И тут началось то, что часто сопровождает поэтическую славу — политические гонения. Стихотворение, теперь уже в полном виде, с эпиграфом, доставили Бенкендорфу. Который немедленно направил его Николаю с комментарием: «Вступление к этому сочинению «т. е. эпиграф», — писал он в докладной записке от 19 или 20 февр. 1837 г., — дерзко, а конец — бесстыдное вольнодумство, более чем преступное». Николай, как обычно, полностью согласился со своим шефом жандармов. И наложил не лишенную сарказма резолюцию: «Приятные стихи, нечего сказать; я послал Веймарна в Царское Село осмотреть бумаги Лермонтова и, буде обнаружатся еще другие подозрительные, наложить на них арест.
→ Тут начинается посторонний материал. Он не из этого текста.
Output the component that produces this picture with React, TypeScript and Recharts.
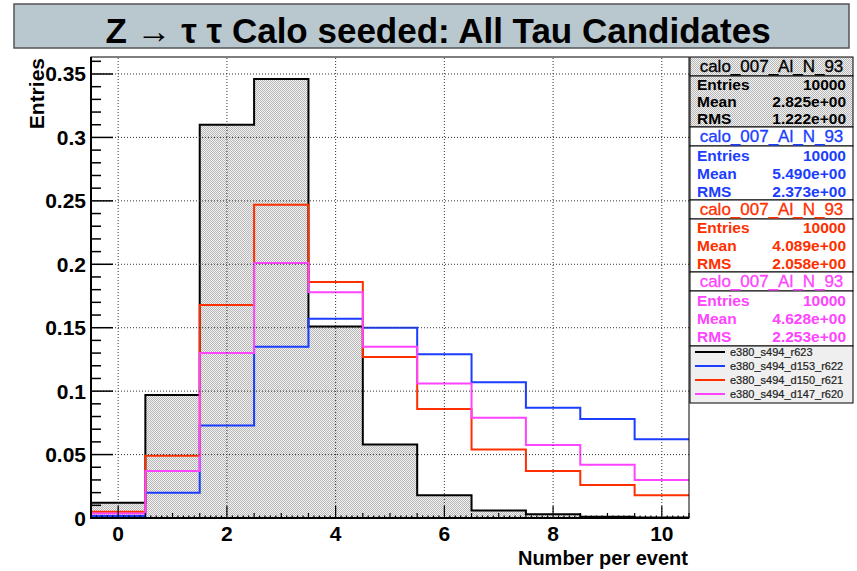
import React from "react";
import { ComposedChart, Area, Line, XAxis, YAxis, ReferenceLine } from "recharts";

// bin centres of the histogram (unit-width bins)
const binCenters = [0, 1, 2, 3, 4, 5, 6, 7, 8, 9, 10];

// normalised entries per bin, one array per sample
const r623 = [0.012, 0.097, 0.31, 0.346, 0.151, 0.058, 0.018, 0.006, 0.003, 0.001, 0.0003];
const d153r622 = [0.0016, 0.02, 0.073, 0.135, 0.157, 0.15, 0.129, 0.107, 0.087, 0.078, 0.062];
const d150r621 = [0.005, 0.049, 0.168, 0.247, 0.186, 0.127, 0.086, 0.054, 0.037, 0.026, 0.018];
const d147r620 = [0.0035, 0.037, 0.13, 0.201, 0.178, 0.135, 0.106, 0.079, 0.0575, 0.042, 0.03];

const xMajorTicks = [0, 2, 4, 6, 8, 10];
const yMajorTicks = [0, 0.05, 0.1, 0.15, 0.2, 0.25, 0.3, 0.35];
const yTickLabels = ["0", "0.05", "0.1", "0.15", "0.2", "0.25", "0.3", "0.35"];

const legendLabels = ["e380_s494_r623", "e380_s494_d153_r622", "e380_s494_d150_r621", "e380_s494_d147_r620"];
const statNames = ["calo_007_Al_N_93", "calo_007_Al_N_93", "calo_007_Al_N_93", "calo_007_Al_N_93"];
const statEntries = ["10000", "10000", "10000", "10000"];
const statMeans = ["2.825e+00", "5.490e+00", "4.089e+00", "4.628e+00"];
const statRms = ["1.222e+00", "2.373e+00", "2.058e+00", "2.253e+00"];

const colors = ["#000000", "#1a3dff", "#ff2f00", "#ff44ff"];
const FONT = '"Liberation Sans", Arial, Helvetica, sans-serif';

const PLOT_L = 91;
const PLOT_T = 57;
const PLOT_R = 689;
const PLOT_B = 518;

const rows = binCenters.map((c, i) => ({
  x: c - 0.5,
  r623: r623[i],
  r622: d153r622[i],
  r621: d150r621[i],
  r620: d147r620[i],
}));
const last = binCenters.length - 1;
rows.push({
  x: binCenters[last] + 0.5,
  r623: r623[last],
  r622: d153r622[last],
  r621: d150r621[last],
  r620: d147r620[last],
});

const yAllTicks = Array.from({ length: 37 }, (_, i) => i / 100);
const xAllTicks = Array.from({ length: 111 }, (_, i) => (i - 5) / 10);

function YTick({ y, payload }: any) {
  const v = payload.value;
  const idx = yMajorTicks.findIndex((m) => Math.abs(m - v) < 1e-6);
  const major = idx >= 0;
  return (
    <g>
      <line x1={PLOT_L} x2={PLOT_L + (major ? 22 : 10)} y1={y} y2={y} stroke="#000" strokeWidth={1.5} />
      {major && (
        <text x={86} y={y + 7.5} textAnchor="end" fontFamily={FONT} fontWeight="bold" fontSize={21} fill="#000">
          {yTickLabels[idx]}
        </text>
      )}
    </g>
  );
}

function XTick({ x, payload }: any) {
  const v = payload.value;
  const major = xMajorTicks.some((m) => Math.abs(m - v) < 1e-6);
  const half = Math.abs(v * 2 - Math.round(v * 2)) < 1e-6;
  const len = major ? 12 : half ? 5 : 2.5;
  return (
    <g>
      <line x1={x} x2={x} y1={PLOT_B} y2={PLOT_B - len} stroke="#000" strokeWidth={1.2} />
      {major && (
        <text x={x} y={541} textAnchor="middle" fontFamily={FONT} fontWeight="bold" fontSize={21} fill="#000">
          {String(v)}
        </text>
      )}
    </g>
  );
}

const statTops = [57, 127, 200, 272];
const statHeaderH = [19, 19, 19, 19];
const statBodyH = [51, 54, 53, 55];

function Overlay() {
  return (
    <svg width={857} height={571} style={{ position: "absolute", left: 0, top: 0, pointerEvents: "none" }}>
      <defs>
        <pattern id="statHatch" width={2} height={2} patternUnits="userSpaceOnUse">
          <rect width={2} height={2} fill="#f3f3f3" />
          <rect width={1} height={1} fill="#b6b6b6" />
          <rect x={1} y={1} width={1} height={1} fill="#b6b6b6" />
        </pattern>
      </defs>
      {/* title box */}
      <rect x={14} y={4} width={835} height={44} fill="#b9c7cf" stroke="#555" strokeWidth={1.5} />
      <text x={438} y={43} textAnchor="middle" fontFamily={FONT} fontWeight="bold" fontSize={35} fill="#000">
        Z → τ τ Calo seeded: All Tau Candidates
      </text>
      {/* plot frame */}
      <rect x={PLOT_L} y={PLOT_T} width={PLOT_R - PLOT_L} height={PLOT_B - PLOT_T} fill="none" stroke="#000" strokeWidth={1} />
      <line x1={PLOT_L} x2={PLOT_L} y1={PLOT_T} y2={PLOT_B + 1} stroke="#000" strokeWidth={2} />
      <line x1={PLOT_L} x2={PLOT_R} y1={PLOT_B} y2={PLOT_B} stroke="#000" strokeWidth={2} />
      {/* axis titles */}
      <text
        x={44}
        y={58}
        transform="rotate(-90 44 58)"
        textAnchor="end"
        fontFamily={FONT}
        fontWeight="bold"
        fontSize={21}
        fill="#000"
      >
        Entries
      </text>
      <text x={688} y={565} textAnchor="end" fontFamily={FONT} fontWeight="bold" fontSize={20} fill="#000">
        Number per event
      </text>
      {/* stats boxes */}
      {statNames.map((name, i) => {
        const top = statTops[i];
        const hh = statHeaderH[i];
        const bh = statBodyH[i];
        const fill = i === 0 ? "url(#statHatch)" : "#ffffff";
        const rowH = bh / 3;
        const labels = ["Entries", "Mean", "RMS"];
        const vals = [statEntries[i], statMeans[i], statRms[i]];
        return (
          <g key={i}>
            <rect x={690} y={top} width={163} height={hh} fill={fill} stroke="#000" strokeWidth={1} />
            <rect x={690} y={top + hh} width={163} height={bh} fill={fill} stroke="#000" strokeWidth={1} />
            <text x={771.5} y={top + hh / 2 + 5} textAnchor="middle" fontFamily={FONT} fontSize={17} fill={colors[i]} stroke={colors[i]} strokeWidth={0.3}>
              {name}
            </text>
            {labels.map((lab, j) => (
              <g key={lab}>
                <text x={697} y={top + hh + rowH * (j + 0.5) + 5.5} fontFamily={FONT} fontWeight="bold" fontSize={15.5} fill={colors[i]}>
                  {lab}
                </text>
                <text
                  x={846}
                  y={top + hh + rowH * (j + 0.5) + 5.5}
                  textAnchor="end"
                  fontFamily={FONT}
                  fontWeight="bold"
                  fontSize={15.5}
                  fill={colors[i]}
                >
                  {vals[j]}
                </text>
              </g>
            ))}
          </g>
        );
      })}
      {/* legend */}
      <rect x={690} y={346} width={163} height={57} fill="#efefef" stroke="#000" strokeWidth={1} />
      {legendLabels.map((lab, i) => {
        const cy = 352 + i * 14;
        return (
          <g key={lab}>
            <line x1={695} x2={725} y1={cy} y2={cy} stroke={colors[i]} strokeWidth={2} />
            <text x={730} y={cy + 4} fontFamily={FONT} fontSize={11} fill="#222" stroke="#222" strokeWidth={0.2}>
              {lab}
            </text>
          </g>
        );
      })}
    </svg>
  );
}

export default function App() {
  return (
    <div style={{ position: "absolute", left: 0, top: 0, width: 857, height: 571, background: "#fff", fontFamily: FONT }}>
      <ComposedChart width={857} height={571} data={rows} margin={{ top: PLOT_T, right: 857 - PLOT_R, bottom: 0, left: 0 }}>
        <defs>
          <pattern id="histHatch" width={2} height={2} patternUnits="userSpaceOnUse">
            <rect width={2} height={2} fill="#f3f3f3" />
            <rect width={1} height={1} fill="#b6b6b6" />
            <rect x={1} y={1} width={1} height={1} fill="#b6b6b6" />
          </pattern>
        </defs>
        <XAxis
          type="number"
          dataKey="x"
          domain={[-0.5, 10.5]}
          ticks={xAllTicks}
          interval={0}
          height={571 - PLOT_B}
          tickSize={0}
          tickMargin={0}
          axisLine={false}
          tickLine={false}
          tick={<XTick />}
          allowDataOverflow
        />
        <YAxis
          type="number"
          domain={[0, 0.3634]}
          ticks={yAllTicks}
          interval={0}
          width={PLOT_L}
          tickSize={0}
          tickMargin={0}
          axisLine={false}
          tickLine={false}
          tick={<YTick />}
          allowDataOverflow
        />
        <Area
          type="stepAfter"
          dataKey="r623"
          stroke={colors[0]}
          strokeWidth={2}
          fill="url(#histHatch)"
          fillOpacity={1}
          baseValue={0}
          dot={false}
          activeDot={false}
          isAnimationActive={false}
        />
        <Line type="stepAfter" dataKey="r622" stroke={colors[1]} strokeWidth={2} dot={false} activeDot={false} isAnimationActive={false} />
        <Line type="stepAfter" dataKey="r621" stroke={colors[2]} strokeWidth={2} dot={false} activeDot={false} isAnimationActive={false} />
        <Line type="stepAfter" dataKey="r620" stroke={colors[3]} strokeWidth={2} dot={false} activeDot={false} isAnimationActive={false} />
        {xMajorTicks.map((t) => (
          <ReferenceLine key={"gx" + t} x={t} stroke="#333" strokeDasharray="1 2" strokeWidth={1} />
        ))}
        {yMajorTicks.slice(1).map((t) => (
          <ReferenceLine key={"gy" + t} y={t} stroke="#333" strokeDasharray="1 2" strokeWidth={1} />
        ))}
      </ComposedChart>
      <Overlay />
    </div>
  );
}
Пока что я велел старшему медику гвардейского корпуса посетить этого господина и удостовериться, не помешан ли он; а затем мы поступим с ним согласно закону».
Как мы видим, механизм объявления нежелательного сочинителя сумасшедшим, уже опробованный на Чаадаеве, был наготове, но в ход его пускать не пришлось. Среди бумаг 22-летнего поручика не нашлось ничего «подозрительного». К тому же оказалось, что он уже, несмотря на молодость, вполне институализированный сочинитель. «Одна восточная повесть, под названием «Хаджи-Абрек», была мною помещена в «Библиотеке для чтения», — писал он сам в объяснительной записке, сидя в эти же дни под арестом в Главном штабе, — а драма «Маскарад», в стихах, отданная мною на театр, не могла быть представлена по причине (как мне сказали) слишком резких страстей и характеров и также потому, что в ней добродетель недостаточно награждена». То есть претензии к ней были предъявлены поэтические, а не политические.
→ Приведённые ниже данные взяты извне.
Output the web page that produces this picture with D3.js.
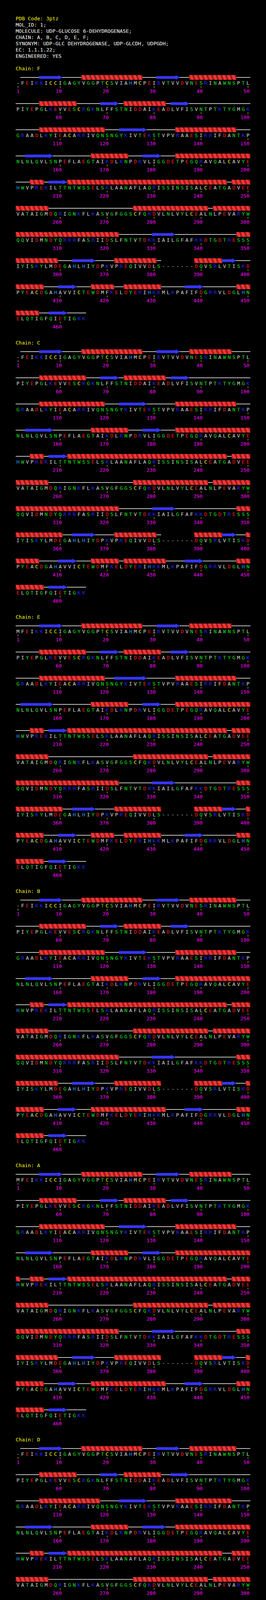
<!DOCTYPE html>
<html>
<head>
<meta charset="utf-8">
<script src="https://cdn.jsdelivr.net/npm/d3@7"></script>
<style>
  body { margin: 0; background: #000; }
  svg { display: block; }
  text { font-family: "DejaVu Sans Mono", monospace; font-size: 13px; }
</style>
</head>
<body>
<script>
let width = 680;
let height = 4388;

// ---- data ----
let pdbCode = "3ptz";
let headerLines = [
  "MOL_ID: 1;",
  "MOLECULE: UDP-GLUCOSE 6-DEHYDROGENASE;",
  "CHAIN: A, B, C, D, E, F;",
  "SYNONYM: UDP-GLC DEHYDROGENASE, UDP-GLCDH, UDPGDH;",
  "EC: 1.1.1.22;",
  "ENGINEERED: YES"
];

let sequenceRows = [
  "MFEIKKICCIGAGYVGGPTCSVIAHMCPEIRVTVVDVNESRINAWNSPTL",
  "PIYEPGLKEVVESCRGKNLFFSTNIDDAIKEADLVFISVNTPTKTYGMGK",
  "GRAADLKYIEACARRIVQNSNGYKIVTEKSTVPVRAAESIRRIFDANTKP",
  "NLNLQVLSNPEFLAEGTAIKDLKNPDRVLIGGDETPEGQRAVQALCAVYE",
  "HWVPREKILTTNTWSSELSKLAANAFLAQRISSINSISALCEATGADVEE",
  "VATAIGMDQRIGNKFLKASVGFGGSCFQKDVLNLVYLCEALNLPEVARYW",
  "QQVIDMNDYQRRRFASRIIDSLFNTVTDKKIAILGFAFKKDTGDTRESSS",
  "IYISKYLMDEGAHLHIYDPKVPREQIVVDLSHPGVSEDDQVSRLVTISKD",
  "PYEACDGAHAVVICTEWDMFKELDYERIHKKMLKPAFIFDGRRVLDGLHN",
  "ELQTIGFQIETIGKK"
];
let lastResidue = 465;

let chainNames = ["F", "C", "E", "B", "A", "D"];

let missingF = [[1, 1], [382, 388]];
let missingC = [[1, 1], [382, 388]];
let missingE = [[382, 388]];
let missingB = [[1, 1], [382, 388]];
let missingA = [[382, 388]];
let missingD = [[1, 1], [382, 388]];

let helixF = [[15, 27], [38, 47], [56, 63], [74, 82], [106, 119], [135, 147], [167, 174], [185, 200],
  [204, 206], [212, 245], [247, 257], [276, 291], [293, 322], [348, 359], [372, 380], [389, 394],
  [401, 406], [417, 421], [424, 431], [448, 455]];
let helixC = [[15, 27], [38, 46], [56, 65], [74, 82], [106, 119], [135, 147], [167, 174], [185, 200],
  [204, 206], [212, 245], [247, 257], [276, 291], [293, 322], [348, 360], [372, 380], [389, 394],
  [400, 405], [417, 422], [424, 432], [448, 456]];
let helixE = [[15, 27], [38, 46], [56, 65], [74, 81], [106, 119], [135, 147], [167, 174], [185, 200],
  [204, 206], [212, 245], [247, 257], [276, 291], [293, 322], [348, 360], [372, 381], [389, 394],
  [400, 406], [417, 421], [424, 431], [448, 456]];
let helixB = [[15, 27], [38, 47], [56, 65], [74, 81], [106, 119], [135, 147], [167, 174], [185, 200],
  [204, 206], [212, 245], [247, 257], [276, 291], [293, 322], [348, 359], [372, 381], [389, 394],
  [400, 406], [417, 432], [448, 456]];
let helixA = [[15, 27], [38, 46], [56, 63], [74, 82], [106, 119], [135, 147], [167, 174], [185, 201],
  [204, 206], [212, 245], [247, 257], [276, 291], [293, 322], [348, 359], [372, 381], [389, 394],
  [400, 406], [417, 432], [448, 456]];
let helixD = [[15, 27], [38, 47], [56, 63], [74, 81], [106, 118], [135, 146], [167, 174], [185, 200],
  [204, 206], [212, 244], [247, 257], [276, 291], [293, 322], [348, 360], [372, 380], [389, 394],
  [400, 405], [417, 432], [448, 456]];

let strandF = [[6, 10], [31, 35], [69, 72], [84, 87], [123, 128], [153, 158], [178, 181], [208, 211],
  [330, 334], [363, 367], [395, 397], [410, 413], [437, 440], [458, 461]];
let strandC = [[6, 10], [31, 35], [69, 72], [84, 87], [123, 128], [153, 158], [178, 181], [208, 211],
  [330, 334], [363, 367], [395, 397], [410, 413], [437, 440], [458, 461]];
let strandE = [[6, 10], [31, 35], [69, 72], [84, 87], [122, 128], [152, 158], [178, 181], [208, 211],
  [330, 334], [363, 367], [395, 397], [410, 413], [437, 440], [458, 461]];
let strandB = [[6, 10], [31, 35], [69, 72], [84, 87], [123, 128], [153, 158], [178, 181], [208, 211],
  [330, 334], [363, 367], [395, 397], [410, 413], [437, 440], [458, 461]];
let strandA = [[6, 10], [31, 35], [69, 72], [84, 87], [123, 128], [153, 158], [178, 181], [208, 211],
  [330, 334], [363, 367], [395, 397], [410, 413], [437, 440], [458, 461]];
let strandD = [[6, 10], [31, 35], [69, 72], [84, 87], [123, 128], [153, 158], [178, 182], [208, 211],
  [330, 334], [363, 367], [395, 397], [410, 413], [436, 440], [457, 461]];

let chains = [
  { name: chainNames[0], missing: missingF, helices: helixF, strands: strandF },
  { name: chainNames[1], missing: missingC, helices: helixC, strands: strandC },
  { name: chainNames[2], missing: missingE, helices: helixE, strands: strandE },
  { name: chainNames[3], missing: missingB, helices: helixB, strands: strandB },
  { name: chainNames[4], missing: missingA, helices: helixA, strands: strandA },
  { name: chainNames[5], missing: missingD, helices: helixD, strands: strandD }
];

// ---- layout ----
let perRow = 50;
let cell = 12;
let helixColor = "#ff3535";
let helixDark = "#9a1c1c";
let strandColor = "#3636ff";

let x = d3.scaleLinear().domain([1, perRow]).range([46, 46 + (perRow - 1) * cell]);
let chainY = d3.scaleLinear().domain([0, 1]).range([198.3, 900.3]);
let rowY = d3.scaleLinear().domain([0, 1]).range([0, 67]);

let svg = d3.select("body").append("svg")
                           .attr("width", width)
                           .attr("height", height);
svg.append("rect").attr("width", width).attr("height", height).attr("fill", "#000");

function rowOf(i) { return Math.floor((i - 1) / perRow); }
function colOf(i) { return (i - 1) % perRow + 1; }

function residueColor(aa) {
  if ("DE".includes(aa)) return "#ff1c1c";
  if ("KR".includes(aa)) return "#2424ff";
  if (aa === "H") return "#1e9bff";
  if ("STNQGYW".includes(aa)) return "#10e810";
  if (aa === "C") return "#ffff00";
  return "#d8d8d8";
}

function isMissing(chain, i) {
  return chain.missing.some(function(m) { return i >= m[0] && i <= m[1]; });
}

// cut a residue range into pieces that each sit on one row
function splitByRow(a, b) {
  let segs = [];
  let s = a;
  while (s <= b) {
    let e = Math.min(b, (rowOf(s) + 1) * perRow);
    segs.push([s, e]);
    s = e + 1;
  }
  return segs;
}

// ---- header ----
svg.append("text").attr("x", 40).attr("y", 52).attr("fill", "#ffff00")
   .text("PDB Code: " + pdbCode);
svg.selectAll("text.header").data(headerLines).enter().append("text")
   .attr("class", "header")
   .attr("x", 40)
   .attr("y", function(d, k) { return 68 + k * 16; })
   .attr("fill", "#ffffff")
   .text(function(d) { return d; });

let nRows = Math.ceil(lastResidue / perRow);
let residues = d3.range(1, lastResidue + 1);

chains.forEach(function(chain, c) {
  let g = svg.append("g");
  let base = chainY(c);
  function ssY(i) { return base + rowY(rowOf(i)); }

  g.append("text").attr("x", 40).attr("y", base - 18).attr("fill", "#ffff00")
   .text("Chain: " + chain.name);

  // coil line over observed runs
  let runs = [];
  d3.range(nRows).forEach(function(r) {
    let start = null;
    let end = Math.min((r + 1) * perRow, lastResidue);
    for (let i = r * perRow + 1; i <= end; i++) {
      if (!isMissing(chain, i)) {
        if (start === null) start = i;
        if (i === end) runs.push([start, i]);
      } else if (start !== null) {
        runs.push([start, i - 1]);
        start = null;
      }
    }
  });
  g.selectAll("line.coil").data(runs).enter().append("line")
   .attr("x1", function(d) { return x(colOf(d[0])) - cell / 2; })
   .attr("x2", function(d) { return x(colOf(d[1])) + cell / 2; })
   .attr("y1", function(d) { return ssY(d[0]); })
   .attr("y2", function(d) { return ssY(d[0]); })
   .attr("stroke", "#ffffff")
   .attr("stroke-width", 1.5);

  // helices: dark band with bright slanted stripes, one per residue
  let helixSegs = [];
  chain.helices.forEach(function(h) { helixSegs = helixSegs.concat(splitByRow(h[0], h[1])); });
  helixSegs.forEach(function(seg) {
    let y0 = ssY(seg[0]);
    let hg = g.append("g");
    hg.append("rect")
      .attr("x", x(colOf(seg[0])) - cell / 2)
      .attr("y", y0 - 6)
      .attr("width", (seg[1] - seg[0] + 1) * cell)
      .attr("height", 12)
      .attr("fill", helixDark);
    hg.selectAll("polygon").data(d3.range(seg[0], seg[1] + 1)).enter().append("polygon")
      .attr("points", function(i) {
        let xl = x(colOf(i)) - cell / 2;
        return [[xl, y0 - 6], [xl + 7, y0 - 6], [xl + 11.5, y0 + 6], [xl + 4.5, y0 + 6]].join(" ");
      })
      .attr("fill", helixColor);
  });

  // strands: arrows
  let strandSegs = [];
  chain.strands.forEach(function(s) { strandSegs = strandSegs.concat(splitByRow(s[0], s[1])); });
  g.selectAll("polygon.strand").data(strandSegs).enter().append("polygon")
   .attr("class", "strand")
   .attr("points", function(d) {
     let y0 = ssY(d[0]);
     let x0 = x(colOf(d[0])) - cell / 2;
     let x1 = x(colOf(d[1])) + cell / 2;
     let hx = x1 - 11;
     return [[x0, y0 - 3.5], [hx, y0 - 3.5], [hx, y0 - 5.7], [x1, y0], [hx, y0 + 5.7],
             [hx, y0 + 3.5], [x0, y0 + 3.5]].join(" ");
   })
   .attr("fill", strandColor);

  // residue letters
  g.selectAll("text.res").data(residues).enter().append("text")
   .attr("class", "res")
   .attr("x", function(i) { return x(colOf(i)); })
   .attr("y", function(i) { return ssY(i) + 19; })
   .attr("text-anchor", "middle")
   .attr("fill", function(i) {
     return isMissing(chain, i) ? "#d8d8d8" : residueColor(sequenceRows[rowOf(i)][colOf(i) - 1]);
   })
   .text(function(i) { return isMissing(chain, i) ? "-" : sequenceRows[rowOf(i)][colOf(i) - 1]; });

  // ticks and numbers
  let marks = residues.filter(function(i) { return i === 1 || i % 10 === 0; });
  g.selectAll("line.tick").data(marks).enter().append("line")
   .attr("x1", function(i) { return x(colOf(i)); })
   .attr("x2", function(i) { return x(colOf(i)); })
   .attr("y1", function(i) { return ssY(i) + 22; })
   .attr("y2", function(i) { return ssY(i) + 26.5; })
   .attr("stroke", "#ffff00")
   .attr("stroke-width", 1);
  g.selectAll("text.num").data(marks).enter().append("text")
   .attr("x", function(i) { return x(colOf(i)) + 4; })
   .attr("y", function(i) { return ssY(i) + 39.5; })
   .attr("text-anchor", "end")
   .attr("fill", "#ff00ff")
   .text(function(i) { return i; });
});
</script>
</body>
</html>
Поэтому с Лермонтовым обошлись «по закону». Что в понимании Николая значило: «Л[ейб]-гв[ардии]. гусарского полка корнета Лермонтова, за сочинение известных вашему сиятельству [Бенкендорфу] стихов, перевесть тем же чином в Нижегородский драгунский полк», — причем полк этот квартировался тогда в Анапе, принимая участие в кавказской войне.
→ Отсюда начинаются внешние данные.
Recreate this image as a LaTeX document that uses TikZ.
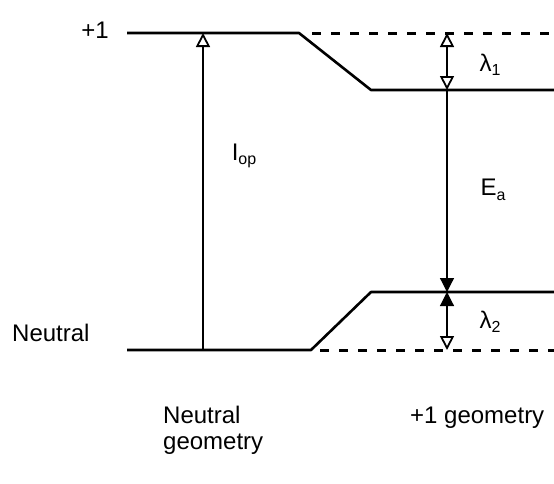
\documentclass[tikz,border=0pt]{standalone}
\usepackage{fontspec}
\setmainfont{Liberation Sans}
\usetikzlibrary{arrows.meta}
\newcommand\sbsc[1]{\raisebox{-0.35ex}{\fontsize{16}{16}\selectfont #1}}
\begin{document}
\begin{tikzpicture}[x=1pt,y=-1pt,
  every node/.style={font=\fontsize{24}{26}\selectfont, inner sep=0pt},
  level/.style={line width=2.6pt, line join=round},
  dashlevel/.style={line width=3pt, dash pattern=on 9pt off 10pt},
  gap/.style={line width=1.2pt},
  openhead/.tip={Triangle[open,length=14pt,width=14pt,line width=1.8pt]},
  fullhead/.tip={Triangle[length=14pt,width=14pt]}
]
\useasboundingbox (0,0) rectangle (554,483);
% levels
\coordinate (p1L) at (127,33);
\coordinate (p1a) at (299,33);
\coordinate (p1b) at (371,90);
\coordinate (p1R) at (554,90);
\coordinate (d1L) at (312,33);
\coordinate (d1R) at (554,33);
\coordinate (n0L) at (127,350);
\coordinate (n0a) at (311,350);
\coordinate (n0b) at (371,292);
\coordinate (n0R) at (554,292);
\coordinate (d0L) at (320,350);
\coordinate (d0R) at (554,350);
% arrow ends
\coordinate (iopB) at (203,350);
\coordinate (iopT) at (203,33);
\coordinate (l1T) at (447,33);
\coordinate (l1B) at (447,90);
\coordinate (l2T) at (447,292);
\coordinate (l2B) at (447,350);

\draw[level] (p1L) -- (p1a) -- (p1b) -- (p1R);
\draw[dashlevel] (d1L) -- (d1R);
\draw[level] (n0L) -- (n0a) -- (n0b) -- (n0R);
\draw[dashlevel] (d0L) -- (d0R);

\draw[gap, -openhead] (iopB) -- (iopT);
\draw[gap, openhead-openhead] (l1T) -- (l1B);
\draw[gap, -fullhead] (l1B) -- (l2T);
\draw[gap, fullhead-openhead] (l2T) -- (l2B);

% labels
\node[anchor=base east] (lplus) at (109,38) {+1};
\node[anchor=base west] (lneu) at (12,341) {Neutral};
\node (liop) at (244,156) {I\sbsc{op}};
\node (llam1) at (490,65) {λ\sbsc{1}};
\node (lea) at (493,190) {E\sbsc{a}};
\node (llam2) at (490,322) {λ\sbsc{2}};
\node[anchor=base west, align=left] (lng) at (163,449) {Neutral\\geometry};
\node[anchor=base west] (lpg) at (410,423) {+1 geometry};
\end{tikzpicture}
\end{document}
Лермонтов, выпущенный из-под домашнего ареста, отправился к новому месту прохождения службы 21 марта, но ехал очень неспешно. Так что на Кавказ попал только к июлю. А уже в середине октября получил «прощение» государя и перевод в Гродненский гусарский полк корнетом, т. е. со следующим чином. И вернулся в Москву в январе 1838 года, окруженный двойным ореолом — автора «Смерти поэта» и ссыльного поэта, вынужденного странника по «полудикому Кавказу». И к тому же известный уже как автор «Бородина», напечатанного в первом послепушкинском номере «Современника» в мае все того же 1837 года.
Так начался новый этап его короткой стремительной жизни. И новая фаза заложенной Пушкиным русской парадигмы «поэт и царь». Поэт волен обрушивать на элиту тяжкие упреки — на то он и поэт. А царь волен отправлять его за это в действующую армию — на то он и царь.